January 13th, 2021

Strange Shame

One Out of Seven

Despite the popularity of pirate films in the mid-20th century, there were surprisingly few made about the infamous Barbary pirates. 1953's Raiders of the Seven Seas takes one of the first and most successful of the Barbary pirates, Barbarossa, and changes nearly everything about him. A pirate whose exploits occurred primarily in the Mediterranean is depicted as a menace of the Caribbean and as a liberator of slaves instead of a procurer. For a low budget pirate film with a B list cast, it was better than I expected but not by much.

Nearly everyone was miscast, including John Payne as Barbarossa. The real life Turk is portrayed as a Spaniard (in the service of Morocco) by an American actor who makes no attempt to do anything with his accent. The stilted dialogue comes out like a type writer from him and other Americans in the cast but Payne at least had some star quality and roguish charm. He has exactly one good sword fight against a villain, played by Gerald Mohr, possibly the most miscast person in the film.

MST3k fans will remember him from Invasion USA in which he plays, as he so often did, a cheap substitute for Humphrey Bogart.

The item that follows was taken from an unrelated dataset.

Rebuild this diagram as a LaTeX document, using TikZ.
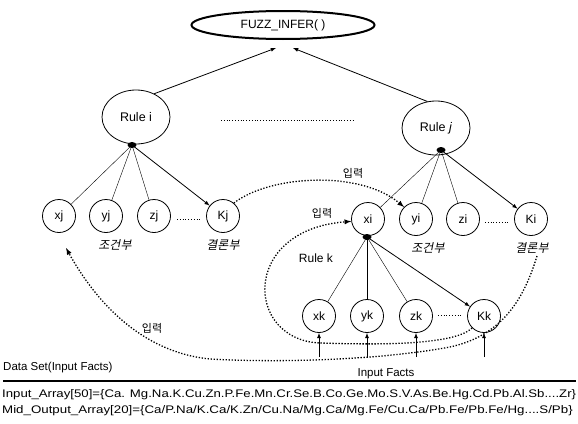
\documentclass[tikz,border=0pt]{standalone}
\usepackage{fontspec}
\setmainfont{Liberation Sans}
\newfontfamily\kr{Noto Sans CJK KR}
\newfontfamily\krit[FakeSlant=0.2]{Noto Sans CJK KR}
\usetikzlibrary{shapes.geometric}

\begin{document}
\begin{tikzpicture}[x=1pt,y=-1pt,
    no/.style={draw, circle, line width=0.8pt, minimum size=33pt, inner sep=0pt, font=\fontsize{12}{12}\selectfont},
    regra/.style={draw, ellipse, line width=0.8pt, minimum width=68pt, minimum height=54pt, inner sep=0pt, font=\fontsize{12.5}{12}\selectfont},
    ponto/.style={fill=black, ellipse, minimum width=9pt, minimum height=6pt, inner sep=0pt},
    seta/.style={-latex, line width=0.8pt},
    fluxo/.style={-latex, line width=1.3pt, dash pattern=on 1.3pt off 1.7pt},
    parte/.style={font=\krit\fontsize{12}{12}\selectfont},
    entrada/.style={font=\kr\fontsize{11}{12}\selectfont}]
    \useasboundingbox (0,0) rectangle (578,423);

    % funcao principal
    \node[draw, ellipse, line width=2pt, minimum width=183pt, minimum height=28pt, font=\fontsize{12}{12}\selectfont] (F) at (283,25) {FUZZ\_INFER( )};
    \coordinate (Fa) at (276,48);
    \coordinate (Fb) at (293,48);

    % regras
    \node[regra] (Ri) at (136,117) {Rule i};
    \node[regra] (Rj) at (436,128) {Rule \textit{j}};
    \draw[dotted, line width=0.8pt] (221,120) -- (355,120);
    \draw[seta] (Ri.52) -- (Fa);
    \draw[seta] (Rj.108) -- (Fb);

    % regra i
    \node[ponto] (Di) at (132,145) {};
    \node[no] (xj) at (59,216) {xj};
    \node[no] (yj) at (106,216) {yj};
    \node[no] (zj) at (154,216) {zj};
    \node[no] (Kj) at (223,216) {Kj};
    \draw (Di.center) -- (xj);
    \draw (Di.center) -- (yj);
    \draw (Di.center) -- (zj);
    \draw[seta] (Di.center) -- (Kj);
    \draw[dotted, line width=0.8pt] (177,219) -- (200,219);
    \node[parte] at (115,245) {조건부};
    \node[parte] at (223,245) {결론부};

    % regra j
    \node[ponto] (Dj) at (441,150) {};
    \node[no] (xi) at (368,219) {xi};
    \node[no] (yi) at (416,219) {yi};
    \node[no] (zi) at (463,219) {zi};
    \node[no] (Ki) at (531,219) {Ki};
    \draw (Dj.center) -- (xi);
    \draw (Dj.center) -- (yi);
    \draw (Dj.center) -- (zi);
    \draw[seta] (Dj.center) -- (Ki);
    \draw[dotted, line width=0.8pt] (485,222) -- (510,222);
    \node[parte] at (428,248) {조건부};
    \node[parte] at (532,248) {결론부};

    % regra k
    \node[ponto] (Dk) at (367,237) {};
    \node[font=\fontsize{12}{12}\selectfont] (Rk) at (316,258) {Rule k};
    \node[no] (xk) at (319,316) {xk};
    \node[no] (yk) at (367,316) {yk};
    \node[no] (zk) at (416,316) {zk};
    \node[no] (Kk) at (484,316) {Kk};
    \draw (Dk.center) -- (xk);
    \draw (Dk.center) -- (yk);
    \draw (Dk.center) -- (zk);
    \draw[seta] (Dk.center) -- (Kk);
    \draw[dotted, line width=0.8pt] (438,315) -- (462,315);

    % fatos de entrada
    \foreach \n in {xk,yk,zk,Kk}
      \draw[seta] (\n |- 0,357) -- (\n);
    \node[font=\fontsize{11.5}{12}\selectfont] (IF) at (386,374) {Input Facts};

    % ligacoes pontilhadas
    \coordinate (Ks) at (537,256);
    \coordinate (Xe) at (66,248);
    \draw[fluxo] (Kj.50) .. controls (270,175) and (360,170) .. (yi.135);
    \draw[fluxo] (Kk.225) .. controls (455,345) and (380,345) .. (320,343)
                 .. controls (245,340) and (240,230) .. (xi.188);
    \draw[fluxo] (Ks) .. controls (525,295) and (505,335) .. (450,347)
                 .. controls (380,360) and (280,363) .. (210,359)
                 .. controls (140,352) and (95,300) .. (Xe);
    \node[entrada] at (353,173) {입력};
    \node[entrada] at (322,213) {입력};
    \node[entrada] at (152,328) {입력};

    % conjunto de dados
    \node[anchor=west, inner sep=0pt, font=\fontsize{11.5}{12}\selectfont] (DS) at (3,368) {Data Set(Input Facts)};
    \draw[line width=1.6pt] (3,381) -- (576,381);
    \node[anchor=west, inner sep=0pt, font=\fontsize{11}{12}\selectfont] (IA) at (2,395) {\scalebox{1.2}[1]{Input\_Array[50]=\{Ca. Mg.Na.K.Cu.Zn.P.Fe.Mn.Cr.Se.B.Co.Ge.Mo.S.V.As.Be.Hg.Cd.Pb.Al.Sb....Zr\}}};
    \node[anchor=west, inner sep=0pt, font=\fontsize{11}{12}\selectfont] (MA) at (2,411) {\scalebox{1.21}[1]{Mid\_Output\_Array[20]=\{Ca/P.Na/K.Ca/K.Zn/Cu.Na/Mg.Ca/Mg.Fe/Cu.Ca/Pb.Fe/Pb.Fe/Hg....S/Pb\}}};
  \end{tikzpicture}
\end{document}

Which makes him stick out like an even sorer thumb in this movie.

Despite the fact that the real Barbarossa died in the 16th century, I did appreciate some historical authenticity in the film's chosen time period of the early 17th century. Nobody wears tricorne hats. And I like how the hold of Barbarossa's ship is portrayed as disgusting.

That's Donna Reed, the biggest star in the film, though she really has no business playing a Spanish noblewoman. She looks fantastic, though, and she fills out her gorgeous costumes perfectly.

Lon Cheney Jr. plays Barbarossa's helmsman unremarkably. I guess it would be a spoiler to tell you he dies in the film except later, thanks to lousy editing, he turns up back at the helm in the background of a shot.

So I don't really know what to tell you.

After the decent sword fight in the middle, the end is anticlimactic. But there are worse pirate films.

Raiders of the Seven Seas is available on Amazon Prime.